On the issue of the respondents not having locus to defend the suit, it is the plaintiff who sued them in the Senior Principal Magistrates Court at Hamisi Case No. 70 of 2018 for trespass. I find that the appellant cannot turn round now and say they have no locus when he stated they are the ones who trespassed! Indeed the Trial Magistrate did not grant the counterclaim as the matter would need to go through succession proceedings. I find that the respondents do have an interest on the suit land as their mother one Selina Muyuga Kibaya (now deceased) had purchased 1/8 of the suit land on 28th July 2010 from the appellant’s mother one Dinah Muyaka Karinga now deceased.

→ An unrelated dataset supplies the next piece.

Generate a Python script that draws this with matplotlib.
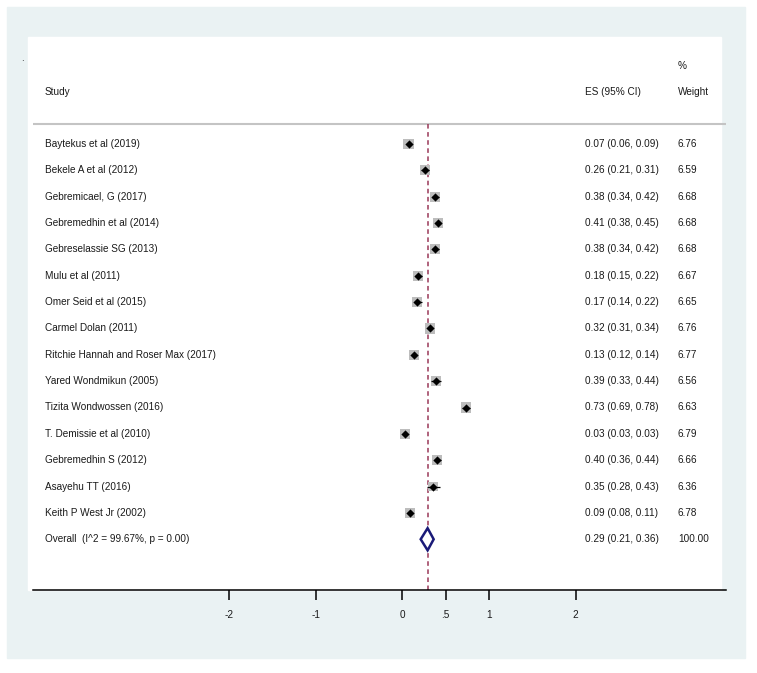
import matplotlib.pyplot as plt
import matplotlib.patches as mpatches
import numpy as np

plt.rcParams['font.family'] = ['Liberation Sans', 'DejaVu Sans']

# ---------------------------------------------------------------- data
studies = ["Baytekus et al (2019)", "Bekele A et al (2012)", "Gebremicael, G (2017)",
           "Gebremedhin et al (2014)", "Gebreselassie SG (2013)", "Mulu et al (2011)",
           "Omer Seid et al (2015)", "Carmel Dolan (2011)", "Ritchie Hannah and Roser Max (2017)",
           "Yared Wondmikun (2005)", "Tizita Wondwossen (2016)", "T. Demissie et al (2010)",
           "Gebremedhin S (2012)", "Asayehu TT (2016)", "Keith P West Jr (2002)"]
es = [0.07, 0.26, 0.38, 0.41, 0.38, 0.18, 0.17, 0.32, 0.13, 0.39, 0.73, 0.03, 0.40, 0.35, 0.09]
lo = [0.06, 0.21, 0.34, 0.38, 0.34, 0.15, 0.14, 0.31, 0.12, 0.33, 0.69, 0.03, 0.36, 0.28, 0.08]
hi = [0.09, 0.31, 0.42, 0.45, 0.42, 0.22, 0.22, 0.34, 0.14, 0.44, 0.78, 0.03, 0.44, 0.43, 0.11]
weight = [6.76, 6.59, 6.68, 6.68, 6.68, 6.67, 6.65, 6.76, 6.77, 6.56, 6.63, 6.79, 6.66, 6.36, 6.78]

overall_label = "Overall  (I^2 = 99.67%, p = 0.00)"
overall_es, overall_lo, overall_hi, overall_w = 0.29, 0.21, 0.36, 100.00

xticks = [-2, -1, 0, 0.5, 1, 2]
xticklabels = ["-2", "-1", "0", ".5", "1", "2"]

# ---------------------------------------------------------------- figure
W, H = 757, 673
fig = plt.figure(figsize=(W / 100, H / 100), dpi=100)

# outer graph region and inner white plot region
fig.patches.append(mpatches.Rectangle((7 / W, 15 / H), 738 / W, 651 / H,
                                      transform=fig.transFigure, color='#eaf2f3', zorder=-10))
fig.patches.append(mpatches.Rectangle((28 / W, 83 / H), 693 / W, 553 / H,
                                      transform=fig.transFigure, color='white', zorder=-9))
fig.text(22 / W, 1 - 58 / H, ".", fontsize=7, color='#222222', ha='center', va='center')

ax = fig.add_axes([33 / W, 83 / H, 693 / W, 553 / H])
ax.set_zorder(1)
ax.set_facecolor('none')

px_per_unit = 86.6
x0_px = 402.5
ax.set_xlim((33 - x0_px) / px_per_unit, (726 - x0_px) / px_per_unit)
row_px = 26.35
row0_px = 144
ax.set_ylim((590 - row0_px) / row_px, (37 - row0_px) / row_px)

rows = np.arange(len(studies))
overall_row = len(studies)

# header
txt = dict(fontsize=7.2, color='#1a1a1a', va='center')
x_study = (45 - x0_px) / px_per_unit
x_es = (585 - x0_px) / px_per_unit
x_w = (678 - x0_px) / px_per_unit
ax.text(x_study, -1.97, "Study", **txt)
ax.text(x_es, -1.97, "ES (95% CI)", **txt)
ax.text(x_w, -1.97, "Weight", **txt)
ax.text(x_w, -2.96, "%", **txt)
ax.axhline(-0.76, color='#c4c4c4', lw=1.5, zorder=1)

# reference line at overall estimate
ax.vlines(overall_es, -0.76, (590 - row0_px) / row_px, colors='#9a3858',
          lw=1.1, linestyles=(0, (3, 2.3)), zorder=2)

# study boxes, CIs and point estimates
side = 7.3 * np.sqrt(np.array(weight) / 6.76)
ax.scatter(es, rows, marker='s', s=side ** 2, color='#bdbdbd', linewidths=0, zorder=3)
ax.hlines(rows, lo, hi, colors='black', lw=0.9, zorder=4)
ax.scatter(es, rows, marker='D', s=4.2 ** 2, color='black', linewidths=0, zorder=5)

# overall diamond
h = 0.42
ax.fill([overall_lo, overall_es, overall_hi, overall_es],
        [overall_row, overall_row - h, overall_row, overall_row + h],
        facecolor='white', edgecolor='#1a1a78', lw=1.8, zorder=5)

# row texts
for i, name in enumerate(studies):
    ax.text(x_study, i, name, **txt)
    ax.text(x_es, i, f"{es[i]:.2f} ({lo[i]:.2f}, {hi[i]:.2f})", **txt)
    ax.text(x_w, i, f"{weight[i]:.2f}", **txt)
ax.text(x_study, overall_row, overall_label, **txt)
ax.text(x_es, overall_row, f"{overall_es:.2f} ({overall_lo:.2f}, {overall_hi:.2f})", **txt)
ax.text(x_w, overall_row, f"{overall_w:.2f}", **txt)

# axis
for s in ['top', 'left', 'right']:
    ax.spines[s].set_visible(False)
ax.spines['bottom'].set_linewidth(1.1)
ax.spines['bottom'].set_color('black')
ax.set_yticks([])
ax.set_xticks(xticks)
ax.set_xticklabels(xticklabels)
ax.tick_params(axis='x', direction='out', length=7.5, width=1.1, pad=7,
               labelsize=7.2, labelcolor='#1a1a1a')

fig.savefig("out.png", dpi=100)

In the case of Mwanasokoni v Kenya Bus Service (1982 - 88) 1 KAR 870, it was held that this court is duty bound to revisit the evidence on record, evaluate it and reach its own decision in the matter. This court however, appreciates that an appellate court will not ordinarily interfere with the findings of fact of the trial court unless they were based on no evidence at all, or on misapprehension of it or the court is shown demonstrably to have acted on wrong principles in reaching the findings. The court finds that the decision by the Trial Magistrate was judiciously arrived at. I find this appeal is not merited and I dismiss it with no orders as to costs.
It is so ordered.
DELIVERED, DATED AND SIGNED AT KAKAMEGA THIS 24TH MARCH 2021.